## begin Task data

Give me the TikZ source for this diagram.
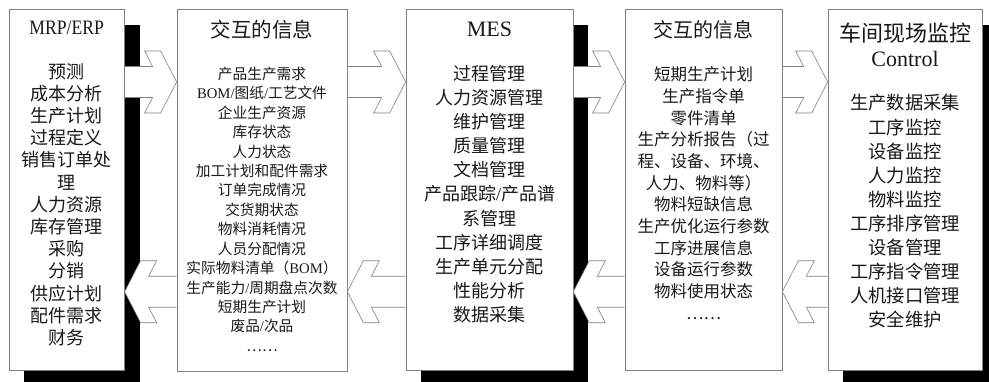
\documentclass[tikz,border=0pt]{standalone}
\usepackage{fontspec}
\setmainfont{Liberation Serif}
\newfontfamily\cjk{Noto Sans CJK SC}
\newcommand{\lat}[1]{{\rmfamily #1}}
\usetikzlibrary{calc}
\pgfdeclarelayer{shadowl}
\pgfdeclarelayer{arrowl}
\pgfsetlayers{shadowl,arrowl,main}
\tikzset{
  box/.style={draw=black!50, line width=0.7pt, fill=white, inner sep=0pt, rectangle},
  arrline/.style={draw=black!50, fill=white, line width=0.6pt, line join=miter},
  ln/.style={inner sep=0pt, anchor=base, text=black!90},
  fs/.style={font=\cjk\fontsize{#1pt}{#1pt}\selectfont},
  fl/.style={font=\rmfamily\fontsize{#1pt}{#1pt}\selectfont},
}
% right-pointing hollow arrow: body starts at x of #1, tip at #2
\newcommand{\rarrow}[2]{%
  \begin{pgfonlayer}{arrowl}
  \filldraw[arrline] ($(#1 |- #2)+(0,-15.5)$) -- ($(#2)+(-24,-15.5)$) -- ($(#2)+(-32,-31)$)
    -- ($(#2)+(-16,-31)$) -- (#2) -- ($(#2)+(-16,31)$) -- ($(#2)+(-32,31)$)
    -- ($(#2)+(-24,15.5)$) -- ($(#1 |- #2)+(0,15.5)$);
  \end{pgfonlayer}}
% left-pointing hollow arrow
\newcommand{\larrow}[2]{%
  \begin{pgfonlayer}{arrowl}
  \filldraw[arrline] ($(#1 |- #2)+(0,-15.5)$) -- ($(#2)+(24,-15.5)$) -- ($(#2)+(32,-31)$)
    -- ($(#2)+(16,-31)$) -- (#2) -- ($(#2)+(16,31)$) -- ($(#2)+(32,31)$)
    -- ($(#2)+(24,15.5)$) -- ($(#1 |- #2)+(0,15.5)$);
  \end{pgfonlayer}}
\newcommand{\boxshadow}[1]{%
  \begin{pgfonlayer}{shadowl}
  \fill[black] ($(#1.north west)+(15,16)$) rectangle ($(#1.south east)+(15,16)$);
  \end{pgfonlayer}}
\begin{document}
\begin{tikzpicture}[x=1pt,y=-1pt]
\useasboundingbox (0,0) rectangle (989,381);
% boxes
\node[box, minimum width=115.3pt, minimum height=361.5pt] (b1) at (66.65,189.75) {};
\node[box, minimum width=170pt,   minimum height=362.5pt] (b2) at (262,190.25) {};
\node[box, minimum width=167pt,   minimum height=361.5pt] (b3) at (489.5,189.75) {};
\node[box, minimum width=157pt,   minimum height=361.5pt] (b4) at (703.5,189.75) {};
\node[box, minimum width=154pt,   minimum height=361.5pt] (b5) at (905,189.75) {};
\boxshadow{b1}
\boxshadow{b3}
\boxshadow{b5}
% arrow tips
\coordinate (t1) at (b2.west |- 0,82);
\coordinate (t2) at (b1.east |- 0,291.7);
\coordinate (t3) at (b3.west |- 0,82);
\coordinate (t4) at (b2.east |- 0,291.7);
\coordinate (t5) at (b4.west |- 0,82);
\coordinate (t6) at (b3.east |- 0,291.7);
\coordinate (t7) at (b5.west |- 0,82);
\coordinate (t8) at (b4.east |- 0,291.7);
\rarrow{b1.east}{t1}
\larrow{b2.west}{t2}
\rarrow{b2.east}{t3}
\larrow{b3.west}{t4}
\rarrow{b3.east}{t5}
\larrow{b4.west}{t6}
\rarrow{b4.east}{t7}
\larrow{b5.west}{t8}
% titles
\node[ln, fl=20.5] (h1) at ($(b1.north)+(0,25.5)$) {\scalebox{0.86}[1]{MRP/ERP}};
\node[ln, fs=20.5] (h2) at ($(b2.north)+(0,28.8)$) {交互的信息};
\node[ln, fl=22] (h3) at ($(b3.north)+(0,28.3)$) {MES};
\node[ln, fs=20] (h4) at ($(b4.north)+(0,28.6)$) {交互的信息};
\node[ln, fs=22] (h5) at ($(b5.north)+(0,32.4)$) {车间现场监控};
\node[ln, fl=22] (h5b) at ($(b5.north)+(0,58.3)$) {Control};
% items
\foreach \t [count=\i] in {预测,成本分析,生产计划,过程定义,销售订单处,理,人力资源,库存管理,采购,分销,供应计划,配件需求,财务}
  \node[ln, fs=18] (b1-\i) at ($(b1.north)+(0,{69.5+(\i-1)*22.2})$) {\t};
\foreach \t [count=\i] in {产品生产需求,{\lat{BOM/}图纸\lat{/}工艺文件},企业生产资源,库存状态,人力状态,加工计划和配件需求,订单完成情况,交货期状态,物料消耗情况,人员分配情况,{实际物料清单（\lat{BOM}）},{生产能力\lat{/}周期盘点次数},短期生产计划,{废品\lat{/}次品},……}
  \node[ln, fs=14.7] (b2-\i) at ($(b2.north)+(0,{70.6+(\i-1)*19.44})$) {\t};
\foreach \t [count=\i] in {过程管理,人力资源管理,维护管理,质量管理,文档管理,{产品跟踪\lat{/}产品谱},系管理,工序详细调度,生产单元分配,性能分析,数据采集}
  \node[ln, fs=18] (b3-\i) at ($(b3.north)+(0,{71.8+(\i-1)*24.1})$) {\t};
\foreach \t [count=\i] in {短期生产计划,生产指令单,零件清单,生产分析报告（过,程、设备、环境、,人力、物料等）,物料短缺信息,生产优化运行参数,工序进展信息,设备运行参数,物料使用状态,……}
  \node[ln, fs=16.5] (b4-\i) at ($(b4.north)+(0,{72.3+(\i-1)*21.67})$) {\t};
\foreach \t [count=\i] in {生产数据采集,工序监控,设备监控,人力监控,物料监控,工序排序管理,设备管理,工序指令管理,人机接口管理,安全维护}
  \node[ln, fs=18.3] (b5-\i) at ($(b5.north)+(0,{101.3+(\i-1)*24.07})$) {\t};
\end{tikzpicture}
\end{document}
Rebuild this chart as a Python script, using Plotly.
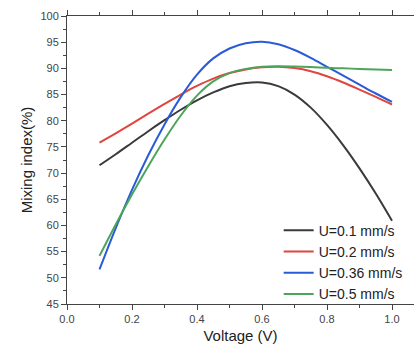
import plotly.graph_objects as go

voltage = [0.1, 0.15, 0.2, 0.25, 0.3, 0.35, 0.4, 0.45, 0.5, 0.55,
           0.6, 0.65, 0.7, 0.75, 0.8, 0.85, 0.9, 0.95, 1.0]
u01 = [71.5, 73.6, 75.8, 78.0, 80.1, 82.1, 83.9, 85.4, 86.6, 87.2,
       87.3, 86.6, 85.0, 82.5, 79.2, 75.3, 70.9, 66.1, 60.9]
u02 = [75.8, 77.6, 79.45, 81.35, 83.2, 85.0, 86.65, 88.05, 89.1, 89.8,
       90.2, 90.3, 90.05, 89.45, 88.5, 87.3, 85.95, 84.55, 83.1]
u036 = [51.6, 59.5, 66.8, 73.4, 79.3, 84.5, 88.8, 91.9, 93.8, 94.8,
        95.1, 94.6, 93.5, 92.0, 90.3, 88.6, 86.9, 85.2, 83.6]
u05 = [54.2, 60.2, 65.9, 71.3, 76.4, 81.0, 84.8, 87.5, 89.1, 89.9,
       90.3, 90.4, 90.35, 90.25, 90.1, 90.0, 89.9, 89.8, 89.7]

names = ["U=0.1 mm/s", "U=0.2 mm/s", "U=0.36 mm/s", "U=0.5 mm/s"]
series = [u01, u02, u036, u05]
colors = ["#3a3a3a", "#e0453f", "#2a5bd7", "#4ca55a"]

fig = go.Figure()
for n, s, c in zip(names, series, colors):
    fig.add_trace(go.Scatter(x=voltage, y=s, mode="lines", name=n,
                             line=dict(color=c, width=2, shape="spline", smoothing=1.0)))

axis_common = dict(showline=True, linecolor="#444", linewidth=1, ticks="outside",
                   ticklen=5, tickcolor="#444", showgrid=False, zeroline=False,
                   automargin=False, tickfont=dict(size=11, color="#444"))

fig.update_xaxes(range=[0, 1.0677], tickvals=[0.0, 0.2, 0.4, 0.6, 0.8, 1.0],
                 ticktext=["0.0", "0.2", "0.4", "0.6", "0.8", "1.0"],
                 minor=dict(ticks="outside", ticklen=3, dtick=0.1, tickcolor="#444"),
                 mirror="ticks",
                 title=dict(text="Voltage (V)", font=dict(size=15, color="#222"), standoff=6),
                 **axis_common)
fig.update_yaxes(range=[45, 100], dtick=5,
                 minor=dict(ticks="outside", ticklen=3, dtick=2.5, tickcolor="#444"),
                 title=dict(text="Mixing index(%)", font=dict(size=15, color="#222"), standoff=4),
                 **axis_common)

fig.update_layout(
    width=414, height=352,
    margin=dict(l=67, r=0, t=16, b=48, autoexpand=False),
    paper_bgcolor="white", plot_bgcolor="white",
    font=dict(family="Liberation Sans, Arial, sans-serif"),
    legend=dict(x=0.61, y=-0.02, xanchor="left", yanchor="bottom",
                bgcolor="rgba(0,0,0,0)", font=dict(size=14, color="#222"),
                tracegroupgap=0, itemwidth=30),
    showlegend=True,
)

fig.write_html("out.html", config={"displayModeBar": False},
               post_script="document.body.style.margin='0px';document.body.style.overflow='hidden';")
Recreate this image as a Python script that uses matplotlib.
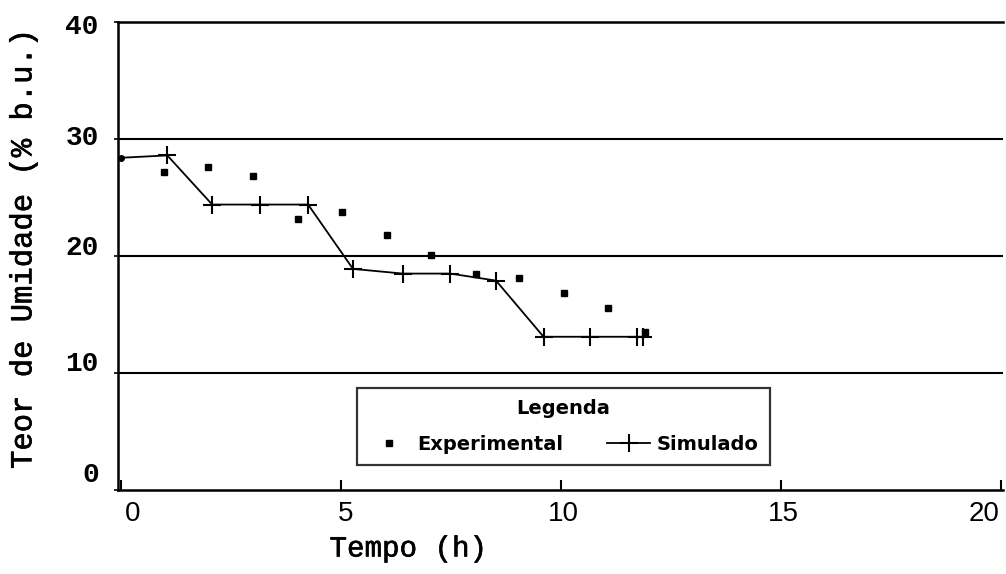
import matplotlib
matplotlib.use("Agg")
import matplotlib.pyplot as plt
import matplotlib.patheffects as pe
from matplotlib.transforms import ScaledTranslation

# experimental moisture content (% b.u.) vs time (h)
exp_time = [0.98, 1.98, 3.0, 4.02, 5.02, 6.05, 7.05, 8.07, 9.05, 10.07, 11.07, 11.9]
exp_moist = [27.2, 27.6, 26.8, 23.2, 23.8, 21.8, 20.1, 18.5, 18.1, 16.8, 15.6, 13.5]

# simulated moisture content
sim_time = [0.0, 1.05, 2.07, 3.16, 4.25, 5.27, 6.4, 7.48, 8.52, 9.6, 10.66, 11.72, 11.86]
sim_moist = [28.4, 28.6, 24.4, 24.4, 24.4, 18.9, 18.5, 18.5, 17.9, 13.1, 13.1, 13.1, 13.1]

x_ticks = [0, 5, 10, 15, 20]
y_ticks = [0, 10, 20, 30, 40]
grid_levels = [10, 20, 30]

# small nudges (pixels) so the tick labels sit where the scanned figure has them
x_label_shift = [12, 4, 2, 2, -17]
y_label_shift = [18, 12, 11, 4, -2]

# thickens the thin Courier-like strokes a little (scanned print look)
heavy = [pe.withStroke(linewidth=0.45, foreground="black")]

fig = plt.figure(figsize=(10.06, 5.74), dpi=100)
ax = fig.add_axes([0.1173, 0.1463, 0.8797, 0.8153])

for g in grid_levels:
    ax.axhline(g, color="black", lw=1.5, zorder=1)

ax.plot(exp_time, exp_moist, ls="none", marker="s", ms=4.5, color="black",
        label="Experimental", zorder=3)
ax.plot(sim_time, sim_moist, color="black", lw=1.3, marker="+", ms=13, mew=1.5,
        markevery=list(range(1, len(sim_time))), label="Simulado", zorder=3)
ax.plot(sim_time[:1], sim_moist[:1], ls="none", marker="o", ms=4, color="black", zorder=3)

ax.set_xlim(-0.07, 20.04)
ax.set_ylim(0, 40)
ax.set_xticks(x_ticks)
ax.set_yticks(y_ticks)

for side in ["left", "bottom", "top"]:
    ax.spines[side].set_linewidth(1.8)
ax.spines["right"].set_visible(False)

ax.tick_params(axis="x", direction="in", length=7, width=1.5, pad=8)
ax.tick_params(axis="y", direction="out", length=3, width=1.2, pad=11)
for lab, dx in zip(ax.get_xticklabels(), x_label_shift):
    lab.set_fontfamily("Liberation Sans")
    lab.set_fontsize(20)
    lab.set_transform(lab.get_transform() + ScaledTranslation(dx / 100, 0, fig.dpi_scale_trans))
for lab, dy in zip(ax.get_yticklabels(), y_label_shift):
    lab.set_fontfamily("Liberation Mono")
    lab.set_fontsize(20)
    lab.set_fontweight("bold")
    lab.set_transform(lab.get_transform() + ScaledTranslation(0, dy / 100, fig.dpi_scale_trans))

ax.set_xlabel("Tempo (h)", fontfamily="Liberation Mono", fontsize=21, path_effects=heavy)
ax.xaxis.set_label_coords(0.328, -0.095)
ax.set_ylabel("Teor de Umidade (% b.u.)", fontfamily="Liberation Mono", fontsize=22,
              path_effects=heavy)
ax.yaxis.set_label_coords(-0.09, 0.513)

leg = ax.legend(loc="lower left", bbox_to_anchor=(0.27, 0.053, 0.4667, 0.165), mode="expand",
                borderaxespad=0.0, ncol=2, title="Legenda", frameon=True, fancybox=False,
                borderpad=0.57, handlelength=2.2, handletextpad=0.35, columnspacing=2.0,
                labelspacing=0.9,
                prop={"family": "DejaVu Sans", "weight": "bold", "size": 14},
                title_fontproperties={"family": "DejaVu Sans", "weight": "bold", "size": 14})
leg.get_frame().set_edgecolor("black")
leg.get_frame().set_linewidth(1.6)

fig.savefig("out.png", dpi=100)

## end Task data

# Problem to work on:
Within the listing above, extract exactly the lines that run from the one containing "Rebuild this chart" through the one containing "import plotly.graph_objects as go", excluding any pictures.

# Correct answer:
Rebuild this chart as a Python script, using Plotly.
import plotly.graph_objects as go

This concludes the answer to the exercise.